Trimble white paper ties real-time visibility to carrier profit

New ebook argues high-fidelity data integration cuts dwell time and strengthens shipper relationships — if carriers use it right.

Truck dashboard with digital display showing real-time location and status data
Photo: Mike Tewkesbury (via source)

Trimble released an ebook this week positioning real-time visibility as more than a tracking checkbox. The company says carriers that integrate high-fidelity location and status data can cut communication gaps, reduce dwell times, and build stronger shipper relationships — turning visibility into a profit driver rather than a compliance cost.

The white paper, titled "Beyond Tracking: How Real-Time Visibility Fuels Fleet Profitability," frames visibility as a competitive advantage when carriers move beyond basic GPS pings. Trimble argues that raw data alone doesn't change outcomes. The value comes from integrating that data into dispatch, customer communication, and operational workflows.

What the paper covers

According to the release from FreightWaves, the ebook explores how carriers can eliminate communication gaps and reduce dwell times through better data integration. Trimble positions these improvements as direct paths to stronger shipper relationships — a critical lever in a market where shippers increasingly choose carriers based on service reliability and transparency.

The paper is available as a gated download. Trimble did not release specific case studies, cost figures, or dwell time reduction percentages in the announcement.
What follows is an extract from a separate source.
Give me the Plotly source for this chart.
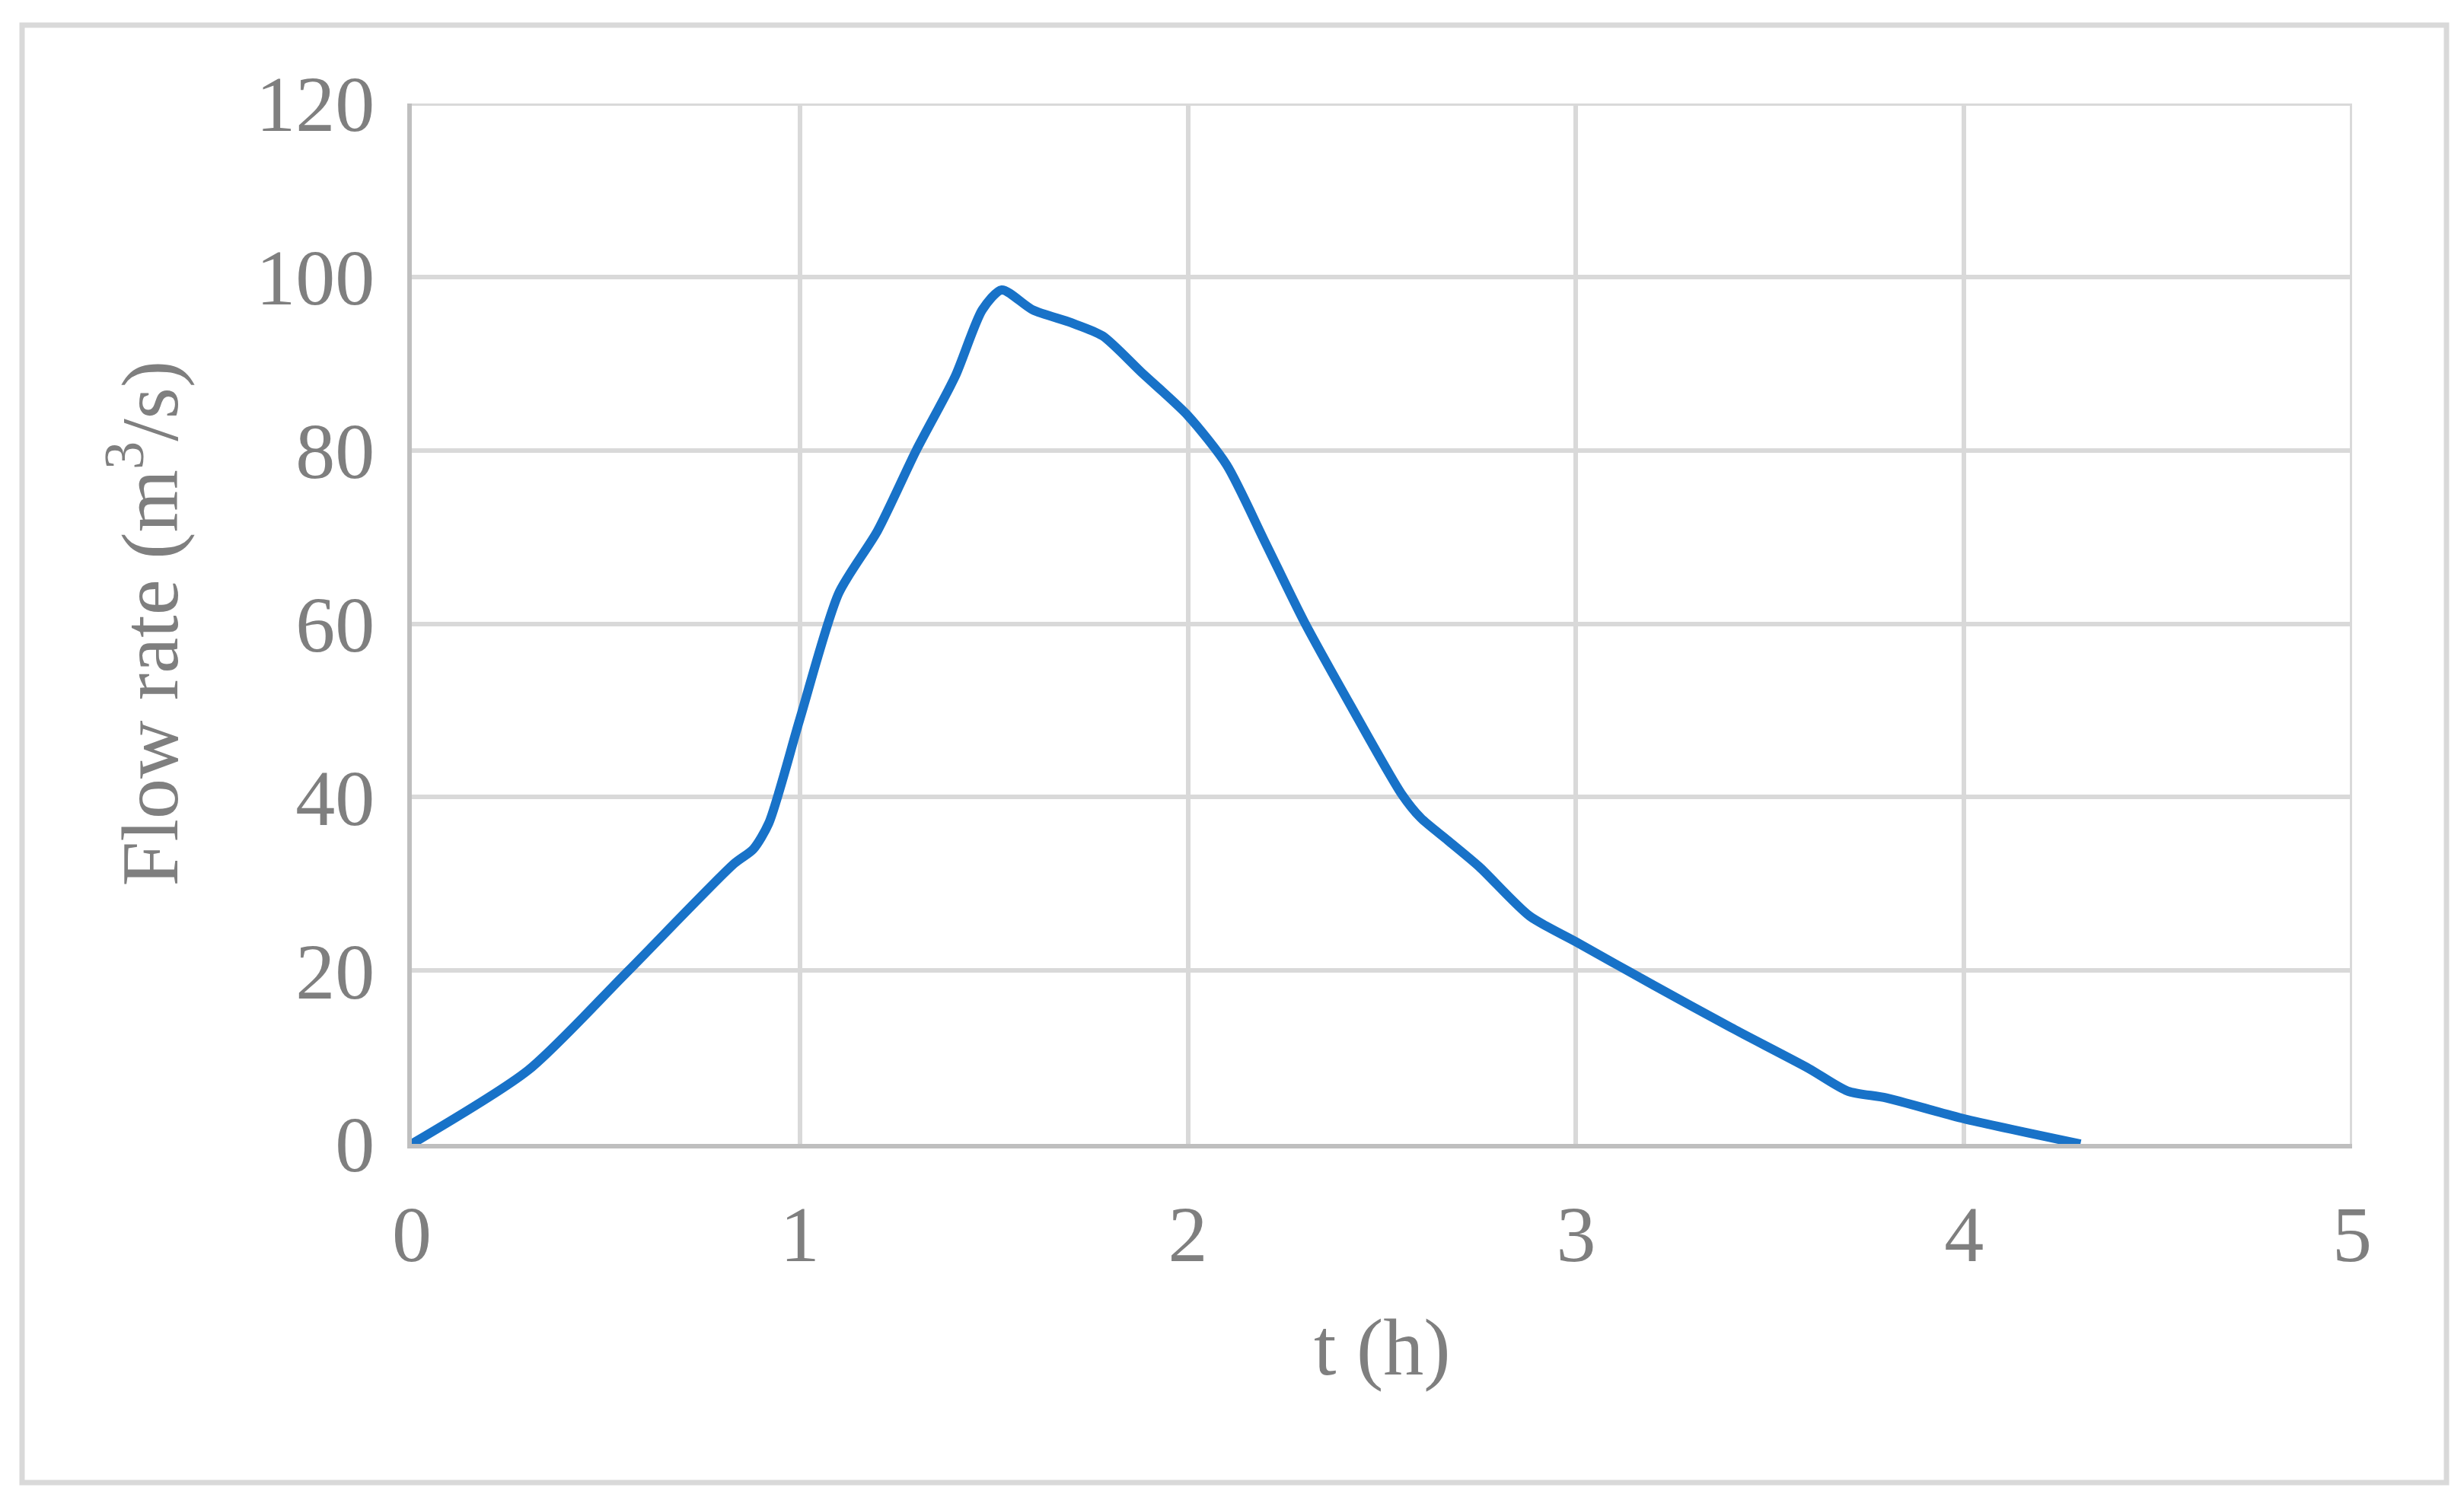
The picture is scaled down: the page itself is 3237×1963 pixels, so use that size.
import plotly.graph_objects as go

# Hydrograph values
t_hours = [0, 0.3, 0.55, 0.83, 0.88, 0.92, 1.0, 1.1, 1.2, 1.3, 1.4, 1.47, 1.52,
           1.6, 1.7, 1.78, 1.88, 2.0, 2.1, 2.2, 2.3, 2.42, 2.55, 2.6, 2.67, 2.75,
           2.88, 3.0, 3.2, 3.4, 3.6, 3.7, 3.8, 4.0, 4.3]
flow_rate = [0, 8.5, 19.6, 32.3, 34.0, 37.0, 49.0, 63.5, 70.7, 80.0, 88.5, 96.2, 98.5,
             96.2, 94.7, 93.2, 89.0, 84.0, 78.3, 69.3, 60.2, 50.5, 40.4, 37.6, 35.0, 32.0,
             26.3, 23.3, 18.3, 13.4, 8.7, 6.1, 5.3, 2.9, 0]

x_ticks = [0, 1, 2, 3, 4, 5]
y_ticks = [0, 20, 40, 60, 80, 100, 120]

W, H = 3237, 1963
L, R, T, B = 533, 3237 - 3082, 128, 1963 - 1495
pw, ph = W - L - R, H - T - B

FONT = "Liberation Serif, Times New Roman, serif"
GRAY_TXT = "#7F7F7F"
GRID = "#D9D9D9"
AXIS = "#BFBFBF"

fig = go.Figure()
fig.add_trace(go.Scatter(
    x=t_hours, y=flow_rate, mode="lines",
    line=dict(color="#1872C8", width=12, shape="spline", smoothing=0.7),
    showlegend=False, hoverinfo="skip",
))

fig.update_layout(
    width=W, height=H,
    margin=dict(l=L, r=R, t=T, b=B, autoexpand=False),
    paper_bgcolor="white", plot_bgcolor="white",
    font=dict(family=FONT, color=GRAY_TXT, size=104),
    showlegend=False,
)

fig.update_xaxes(
    range=[0, 5], tickvals=x_ticks, ticktext=[str(v) for v in x_ticks],
    showgrid=True, gridcolor=GRID, gridwidth=6,
    showline=True, linecolor=AXIS, linewidth=6,
    zeroline=False, ticks="", ticklabelstandoff=23,
    tickfont=dict(family=FONT, size=104, color=GRAY_TXT),
    automargin=False, fixedrange=True, layer="below traces",
)
fig.update_yaxes(
    range=[0, 120], tickvals=y_ticks, ticktext=[str(v) for v in y_ticks],
    showgrid=True, gridcolor=GRID, gridwidth=6,
    showline=True, linecolor=AXIS, linewidth=6,
    zeroline=False, ticks="", ticklabelstandoff=22,
    tickfont=dict(family=FONT, size=104, color=GRAY_TXT),
    automargin=False, fixedrange=True, layer="below traces",
)

# Edge gridlines (top at last y tick, right at last x tick)
fig.add_shape(type="line", xref="x", yref="y",
              x0=x_ticks[0], x1=x_ticks[-1], y0=y_ticks[-1], y1=y_ticks[-1],
              line=dict(color=GRID, width=6), layer="below")
fig.add_shape(type="line", xref="x", yref="y",
              x0=x_ticks[-1], x1=x_ticks[-1], y0=y_ticks[0], y1=y_ticks[-1],
              line=dict(color=GRID, width=6), layer="below")


def px_to_paper_x(px):
    return (px - L) / pw


def px_to_paper_y(py):
    return (H - B - py) / ph


# Axis titles
fig.add_annotation(
    text="t (h)", xref="paper", yref="paper",
    x=px_to_paper_x((533 + 3082) / 2), y=px_to_paper_y(1762),
    xanchor="center", yanchor="middle", showarrow=False,
    font=dict(family=FONT, size=106, color=GRAY_TXT),
)
fig.add_annotation(
    text="Flow rate (m<sup>3</sup>/s)", xref="paper", yref="paper",
    x=px_to_paper_x(181), y=0.5, textangle=-90,
    xanchor="center", yanchor="middle", showarrow=False,
    font=dict(family=FONT, size=106, color=GRAY_TXT),
)

# Chart-area border
fig.add_shape(
    type="rect", xref="paper", yref="paper",
    x0=px_to_paper_x(21), x1=px_to_paper_x(3206),
    y0=px_to_paper_y(1940), y1=px_to_paper_y(25),
    line=dict(color=GRID, width=7), fillcolor="rgba(0,0,0,0)", layer="below",
)

fig.write_html("out.html", config={"displayModeBar": False})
The visibility pitch carriers keep hearing

Real-time visibility has been a recurring theme in carrier sales pitches for the past five years. The argument: shippers demand it, brokers require it, and carriers that provide clean, accurate location data win more loads. The counterargument from owner-operators and small fleets: visibility tools cost money, require driver buy-in, and often duplicate what a phone call already handles.
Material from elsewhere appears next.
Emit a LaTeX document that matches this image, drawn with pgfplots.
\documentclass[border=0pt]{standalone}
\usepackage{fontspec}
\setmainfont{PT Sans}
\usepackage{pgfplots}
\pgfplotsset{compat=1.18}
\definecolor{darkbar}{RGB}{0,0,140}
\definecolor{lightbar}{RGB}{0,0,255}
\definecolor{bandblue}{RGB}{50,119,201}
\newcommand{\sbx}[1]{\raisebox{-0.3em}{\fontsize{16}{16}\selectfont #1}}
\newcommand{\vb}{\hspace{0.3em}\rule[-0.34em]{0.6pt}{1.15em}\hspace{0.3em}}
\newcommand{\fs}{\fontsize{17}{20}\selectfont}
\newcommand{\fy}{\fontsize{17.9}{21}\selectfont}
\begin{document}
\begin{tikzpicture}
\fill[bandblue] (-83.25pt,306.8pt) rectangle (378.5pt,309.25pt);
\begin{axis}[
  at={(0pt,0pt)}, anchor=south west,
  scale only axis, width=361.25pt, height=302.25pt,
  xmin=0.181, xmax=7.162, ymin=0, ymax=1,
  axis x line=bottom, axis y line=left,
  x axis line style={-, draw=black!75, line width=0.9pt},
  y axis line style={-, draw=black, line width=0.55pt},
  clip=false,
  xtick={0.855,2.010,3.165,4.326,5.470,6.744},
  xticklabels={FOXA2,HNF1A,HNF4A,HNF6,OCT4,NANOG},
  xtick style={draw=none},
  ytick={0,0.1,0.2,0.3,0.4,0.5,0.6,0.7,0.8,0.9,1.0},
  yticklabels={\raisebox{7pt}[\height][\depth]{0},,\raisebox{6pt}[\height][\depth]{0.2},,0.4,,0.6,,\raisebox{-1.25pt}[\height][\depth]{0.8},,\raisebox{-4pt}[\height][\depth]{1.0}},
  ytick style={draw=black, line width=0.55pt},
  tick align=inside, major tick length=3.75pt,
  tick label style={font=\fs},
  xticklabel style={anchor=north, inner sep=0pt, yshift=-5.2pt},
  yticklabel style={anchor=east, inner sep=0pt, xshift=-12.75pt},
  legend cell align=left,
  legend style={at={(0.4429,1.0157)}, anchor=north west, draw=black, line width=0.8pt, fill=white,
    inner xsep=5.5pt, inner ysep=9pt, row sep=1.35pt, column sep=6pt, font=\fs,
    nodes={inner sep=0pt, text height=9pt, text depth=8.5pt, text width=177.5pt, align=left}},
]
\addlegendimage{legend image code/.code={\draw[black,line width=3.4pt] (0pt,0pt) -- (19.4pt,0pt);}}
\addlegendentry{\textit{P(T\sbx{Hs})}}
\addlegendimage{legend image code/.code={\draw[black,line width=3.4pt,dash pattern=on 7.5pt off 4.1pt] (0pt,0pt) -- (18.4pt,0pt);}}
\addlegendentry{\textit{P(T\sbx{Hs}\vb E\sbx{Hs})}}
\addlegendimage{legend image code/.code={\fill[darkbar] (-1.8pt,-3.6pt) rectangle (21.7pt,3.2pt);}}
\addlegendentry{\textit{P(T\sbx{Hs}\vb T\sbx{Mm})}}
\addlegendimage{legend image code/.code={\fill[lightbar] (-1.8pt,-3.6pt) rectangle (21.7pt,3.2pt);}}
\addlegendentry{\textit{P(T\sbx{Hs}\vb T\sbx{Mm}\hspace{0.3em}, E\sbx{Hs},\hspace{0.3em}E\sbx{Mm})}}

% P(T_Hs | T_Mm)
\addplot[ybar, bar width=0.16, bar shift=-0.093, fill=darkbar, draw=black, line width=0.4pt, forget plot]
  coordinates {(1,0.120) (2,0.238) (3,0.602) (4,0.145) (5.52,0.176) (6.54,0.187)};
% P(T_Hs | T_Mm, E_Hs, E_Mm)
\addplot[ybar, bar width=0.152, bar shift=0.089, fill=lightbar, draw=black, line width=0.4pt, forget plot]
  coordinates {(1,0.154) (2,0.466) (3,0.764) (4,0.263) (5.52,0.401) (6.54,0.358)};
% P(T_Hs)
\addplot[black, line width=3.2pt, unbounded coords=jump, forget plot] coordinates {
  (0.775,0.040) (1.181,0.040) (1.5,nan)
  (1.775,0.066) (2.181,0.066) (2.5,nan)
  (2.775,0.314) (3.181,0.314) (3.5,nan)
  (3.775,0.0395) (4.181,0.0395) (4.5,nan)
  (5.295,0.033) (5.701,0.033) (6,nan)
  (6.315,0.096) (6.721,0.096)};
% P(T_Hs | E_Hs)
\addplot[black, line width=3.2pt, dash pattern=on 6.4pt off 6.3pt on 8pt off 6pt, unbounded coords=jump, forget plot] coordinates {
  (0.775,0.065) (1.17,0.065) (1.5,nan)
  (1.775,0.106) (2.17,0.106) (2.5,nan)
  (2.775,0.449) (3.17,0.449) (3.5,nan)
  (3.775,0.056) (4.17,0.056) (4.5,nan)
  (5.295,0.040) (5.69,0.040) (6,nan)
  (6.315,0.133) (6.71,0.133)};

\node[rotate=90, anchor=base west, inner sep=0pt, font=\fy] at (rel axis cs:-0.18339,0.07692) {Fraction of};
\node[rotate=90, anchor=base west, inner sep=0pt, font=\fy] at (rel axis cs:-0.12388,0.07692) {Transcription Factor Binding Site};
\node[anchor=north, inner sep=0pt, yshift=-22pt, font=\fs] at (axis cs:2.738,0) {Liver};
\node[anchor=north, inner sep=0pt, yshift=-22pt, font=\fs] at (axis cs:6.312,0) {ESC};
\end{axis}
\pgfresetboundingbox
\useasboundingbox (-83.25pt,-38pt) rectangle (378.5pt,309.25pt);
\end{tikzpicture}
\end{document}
Trimble's framing — that visibility should fuel profitability, not just satisfy shipper requests — suggests the company is trying to move the conversation from compliance to ROI. Whether that resonates depends on whether carriers see measurable improvements in detention pay, reloads, or shipper loyalty after adopting these tools.

How NinjaTMS handles visibility

NinjaTMS enables geofencing and real-time visibility as part of its carrier platform. Geofencing automates arrival and departure notifications, reducing the manual check-call burden on drivers and dispatch. Real-time location data feeds directly into customer portals, giving shippers the transparency they expect without requiring carriers to field status calls throughout the day.

What this means for carriers: If you're evaluating visibility platforms, ask for specifics. How does the tool reduce dwell time? Does it automate customer updates in a way that frees up dispatch time? Does it give you leverage in detention disputes? A white paper won't answer those questions, but your rep should.